Kinder, ihr wart halbgeil alright

The Who spielten in der Arena. Dass sich mit über sechzig noch rocken lässt, wissen wir. Roger Daltrey und Pete Townshend schickten aber weder Musik noch Publikum zur Frischzellenkur, sondern führten Gassenhauer aus ihrer 40-jährigen Historie auf

VON GERRIT BARTELS

Es braucht lange, sehr lange, bis der Moment kommt, an dem man es an diesem heißen Mittwochabend in der noch heißeren Treptower Arena nicht bereut, dieses Konzert von The Who besucht zu haben. Es ist der Moment, da Pete Townshend, Roger Daltrey und ihre fünf anderen Mannen (darunter Townshends Bruder Simon) zur Zugabe schreiten und Townshend zur Einstimmung „Blowin’ In The Wind“ vor sich hin knatscht. Das bekommt er wirklich gut hin, besser als die wenigen Gesangsparts in den eigenen Songs, und dann sagt er, wie sehr er die weirden Lyrics von Dylan schätze, wie schlecht dieser aber Gitarre spiele und wie gut er dafür aber singen könne.

Townshend meint das zwar ironisch, fast herablassend, aber irgendwie auch bewundernd, und überhaupt: Einer wie Pete Townshend darf das ja, der ist Zeit- und Altersgenosse, der war mal mit seiner Band auf Augenhöhe mit Bob Dylan, wenn nicht sogar für eine kurze Zeit in den Sechziger- und frühen Siebzigerjahren mal wichtiger, größer, knackender und lauter sowieso.

Die Gegenwart für The Who sieht anders aus – eher grau, was die Haarpracht ihrer in die Jahre gekommenen Fans anbelangt. Und auch nicht viel lichter, wenn es um die Größe ihres Publikums geht: Kein gutes Zeichen war die Rückverlegung des Konzerts von der Wuhlheide in die halb so kleine Arena. Die ist dann am Mittwochabend immerhin gut gefüllt, bei weitem aber nicht ausverkauft. Regelmäßig aufflammende Streitigkeiten zwischen Daltrey und Townshend haben eben regelmäßiges Touren verhindert – da lässt die Erinnerung wohl viele ihrer alten Fans schon mal im Stich. Und: The Who sind vor allem höchst unproduktiv. Mit frischen Songs vielleicht nochmal ein neueres und jüngeres Publikum für sich zu interessieren, danach schien ihnen nie der Sinn zu stehen.
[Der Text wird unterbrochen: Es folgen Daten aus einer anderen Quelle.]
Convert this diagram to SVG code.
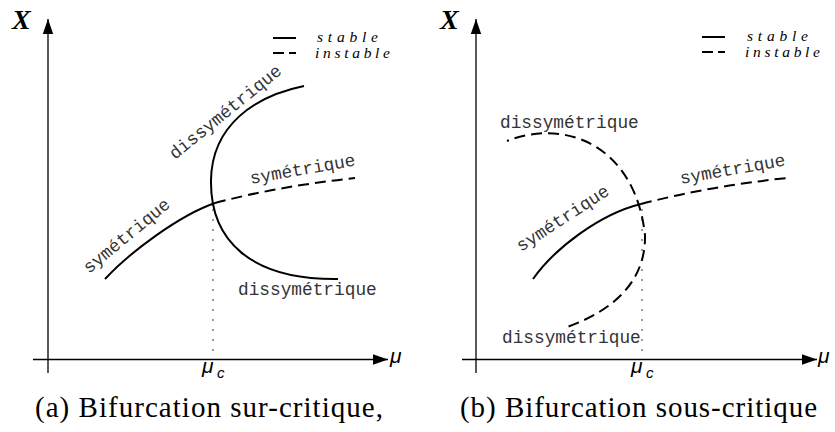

So ist es ein Ereignis, als Pete Townshend in der Arena, „dieser Scheißhalle“, wie er einmal ins Publikum grölt, einen brandneuen Song ankündigt. Das ist seit geschätzten zwanzig Jahren der erste, und er entfacht nicht gerade ein Feuer in der Halle. Vielleicht braucht der Song ja mehr Zeit, um sich zu entwickeln, vielleicht muss man ihn mehrmals hören. Der ganze große Rest ist bei ordentlicher Akustik mal mehr, mal weniger glorreiche The-Who-Historie, beginnend mit „I Can’t Explain“ über den ersten wirklichen Höhepunkt „Who Are You“ bis zu „The Kids Are Alright“ oder „Baba O’Riley“.

Daltrey und Townshend machen einen fitten und austrainierten Eindruck. Beide sporten ausdauernd ihre jahrzehntelang einstudierten Gesten, lassen das Mikro wie ein Lasso kreisen, drehen die Spielarme wie Windmühlenflügel, mühen sich korrekt, wobei Daltrey hin und wieder und gerade bei „Baba O’Riley“ einige Problemchen mit seiner Stimme hat.

Der Auftritt ist eine Mischung aus Kaffeefahrt, Best-of-Nummernrevue und Rockopa-Oper. Diese Mischung funktioniert, wenn die wirklichen Who-Gassenhauer erklingen. Aber sie ermüdet schnell, wenn nur halbbekannte, semigute Songs auf dem Programm stehen und man merkt, dass das Opernhafte allein durch lange Instrumentalpassagen und Rocksoli zustande kommt. So dauert „My Generation“ etwa gefühlte zehn Minuten und das sowieso schon längliche „Won’t Get Fooled Again“ gefühlte sechzehn.

Am Ende lassen sich Townshend und Daltrey nicht lange bitten, als die Zugabenrufe erklingen: Das Publikum muht kräftig seinen Schlachtruf „Who-Who-Who“. Oje-oje-oje. Die Zugaben sind ein Spiegelbild des Konzerts: Gassenhauer, von denen der letzte, „See me, feel me“ auf mindestens fünfzehn Minuten ausgedehnt wird. Und danach wissen alle: The Who sind zwar nicht mehr eine richtig geile, aber immer noch eine richtig halbgeile Band.